Autoignition of light naphtha and its surrogates in a rapid compression machine

Gasoline Compression Ignition ( GCI ) is a promising combustion mode to improve engine efficiency and reduce emissions. Naphtha has higher ignitability than gasoline and could be a better fuel for GCI . Understanding the autoignition behavior of naphtha is essential for the development of GCI engines. In this study, the ignition delay of light naphtha and its three surrogates, including PRF 59 (59% iso‐octane and 41% n‐heptane in volume) and two three‐component surrogates composed of methyl‐cyclohexane, n‐heptane, and iso‐octane with blending ratios of 33.8%/43.2%/23% ( MRF 1) and 31.4%/33.3%/35.3% ( MRF 2) in volume were studied using a rapid compression machine. PRF 59 was selected by matching the RON of light naphtha.

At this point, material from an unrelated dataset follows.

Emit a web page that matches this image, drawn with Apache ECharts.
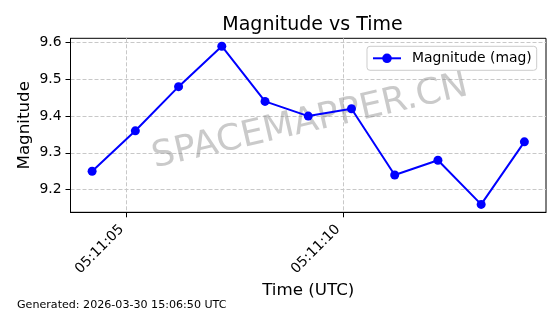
<!DOCTYPE html>
<html>
<head>
<meta charset="utf-8">
<script src="https://cdn.jsdelivr.net/npm/echarts@6/dist/echarts.min.js"></script>
<style>
html,body{margin:0;padding:0;background:#fff;}
#chart{width:560px;height:314px;}
</style>
</head>
<body>
<div id="chart"></div>
<script>
// Data
const times = ['05:11:04.2','05:11:05.2','05:11:06.2','05:11:07.2','05:11:08.2','05:11:09.2',
               '05:11:10.2','05:11:11.2','05:11:12.2','05:11:13.2','05:11:14.2'];
const magnitudes = [9.25, 9.36, 9.48, 9.59, 9.44, 9.40, 9.42, 9.24, 9.28, 9.16, 9.33];
const xTickSeconds = [5, 10];           // 05:11:05, 05:11:10
const yTicks = [9.2, 9.3, 9.4, 9.5, 9.6];
const seriesName = 'Magnitude (mag)';
const titleText = 'Magnitude vs Time';
const footerText = 'Generated: 2026-03-30 15:06:50 UTC';
const watermarkText = 'SPACEMAPPER.CN';

function toSec(t){ const p = t.split(':'); return parseFloat(p[2]) + (parseInt(p[1]) - 11) * 60; }
function fmt(v){ const s = Math.round(v); return '05:11:' + (s < 10 ? '0' + s : '' + s); }

const data = times.map((t, i) => [toSec(t), magnitudes[i]]);
const FONT = 'DejaVu Sans';

const chart = echarts.init(document.getElementById('chart'), null, {renderer: 'canvas'});
chart.setOption({
  animation: false,
  backgroundColor: '#ffffff',
  textStyle: {fontFamily: FONT},
  title: {
    text: titleText, left: 307.5, top: 11, textAlign: 'center',
    textStyle: {fontFamily: FONT, fontSize: 19, fontWeight: 'normal', color: '#000'}
  },
  grid: {left: 70.5, right: 14, top: 38.3, bottom: 101.7, show: true, borderColor: '#000', borderWidth: 1, backgroundColor: 'transparent'},
  legend: {
    right: 23.3, top: 46.3,
    data: [seriesName],
    itemWidth: 28, itemHeight: 12,
    padding: [5, 5, 5, 5],
    borderColor: '#cccccc', borderWidth: 1, borderRadius: 3,
    backgroundColor: 'rgba(255,255,255,0.8)',
    textStyle: {fontFamily: FONT, fontSize: 13.9, color: '#000', padding: [0, 0, 0, 6]}
  },
  xAxis: {
    type: 'value', min: 3.7, max: 14.7,
    name: 'Time (UTC)', nameLocation: 'middle', nameGap: 70, nameMoveOverlap: false,
    nameTextStyle: {fontFamily: FONT, fontSize: 16.7, color: '#000'},
    axisLine: {show: true, lineStyle: {color: '#000', width: 1}},
    axisTick: {show: true, length: 5, lineStyle: {color: '#000', width: 1}, customValues: xTickSeconds},
    axisLabel: {
      customValues: xTickSeconds, rotate: 45, margin: 10, padding: [0, 7, 0, 0],
      fontFamily: FONT, fontSize: 13.9, color: '#000', formatter: v => fmt(v)
    },
    splitLine: {show: true, lineStyle: {color: '#c8c8c8', width: 1, type: [4, 2]}}
  },
  yAxis: {
    type: 'value', min: 9.1385, max: 9.6115,
    name: 'Magnitude', nameLocation: 'middle', nameGap: 37, nameRotate: 90, nameMoveOverlap: false,
    nameTextStyle: {fontFamily: FONT, fontSize: 16.7, color: '#000'},
    axisLine: {show: true, lineStyle: {color: '#000', width: 1}},
    axisTick: {show: true, length: 5, lineStyle: {color: '#000', width: 1}, customValues: yTicks},
    axisLabel: {
      customValues: yTicks, margin: 9,
      fontFamily: FONT, fontSize: 13.9, color: '#000', formatter: v => v.toFixed(1)
    },
    splitLine: {show: true, lineStyle: {color: '#c8c8c8', width: 1, type: [4, 2]}}
  },
  graphic: [
    {
      type: 'text', z: 1, silent: true,
      x: 310, y: 122, rotation: 13 * Math.PI / 180,
      style: {text: watermarkText, fontFamily: FONT, fontSize: 36, fill: 'rgba(128,128,128,0.42)', align: 'center', verticalAlign: 'middle'}
    },
    {
      type: 'text', z: 10, silent: true,
      x: 17, y: 305,
      style: {text: footerText, fontFamily: FONT, fontSize: 11.1, fill: '#000', align: 'left', verticalAlign: 'middle'}
    }
  ],
  series: [{
    name: seriesName, type: 'line', data: data, z: 5,
    symbol: 'circle', symbolSize: 9, showSymbol: true,
    lineStyle: {color: '#0000ff', width: 2},
    itemStyle: {color: '#0000ff'}
  }]
});
</script>
</body>
</html>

MRF 1 was composited by matching the RON and MON of light naphtha, while MRF 2 was composed by matching RON and H/C. The experiments were conducted at equivalence ratio Φ = 0.5 and 1, P  = 10, 20, and 30 bar, and temperature range of 665‐965 K. It was found that MRF 2 best matched the first‐stage and total ignition delays of light naphtha, while PRF 59 exhibited shorter first‐stage ignition delay. Although the ignition delay times of MRF 1 and MRF 2 were very close to each other, uncertainty analysis showed that matching RON and H/C ratio was a better method in determining the blending ratio. In addition, the MRF experiments were compared with predictions using the detailed mechanism. The mechanism showed good performance in reproducing the total ignition delay at high‐pressure conditions, but it underpredicted the ignition delay at low pressure. Also, the mechanism predicted less pronounced NTC behavior.